Overview
Abhinav-Anand/Two-And-A-Half-Qwen is a float16 (half precision) quantized version of the Qwen2.5-0.5B model. This quantization process converts all model weights from float32 to float16, effectively reducing the model's size by about 50% without significant loss in text generation quality. It is designed for efficient inference, particularly on hardware without dedicated GPU acceleration.
Key Capabilities
- Reduced Size: The model size is approximately 942.4 MB, down from the original 1884.7 MB, making it highly portable.
- CPU and Apple Silicon Compatibility: It can run efficiently on CPUs and Apple Silicon Macs, removing the need for a dedicated GPU.
- Near-Lossless Precision: Float16 quantization preserves most of the original model's precision, ensuring minimal impact on output quality.
- Zero Training: This is a post-training quantization, meaning no additional training was performed.

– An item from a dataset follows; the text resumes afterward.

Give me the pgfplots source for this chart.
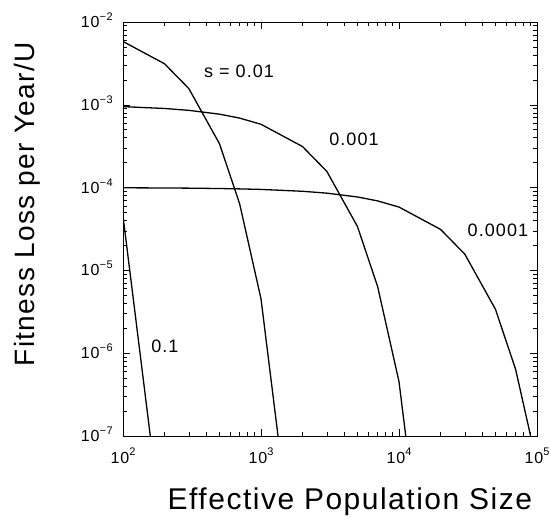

- Standard Format: Utilizes the HuggingFace native safetensors format, easily loadable with
AutoModelForCausalLM.
Good For
- Deploying small language models in resource-constrained environments.
- Local inference on consumer hardware, including laptops and desktops without powerful GPUs.
- Applications requiring a compact model footprint with good text generation capabilities.
- Scenarios where a balance between model size and performance is crucial.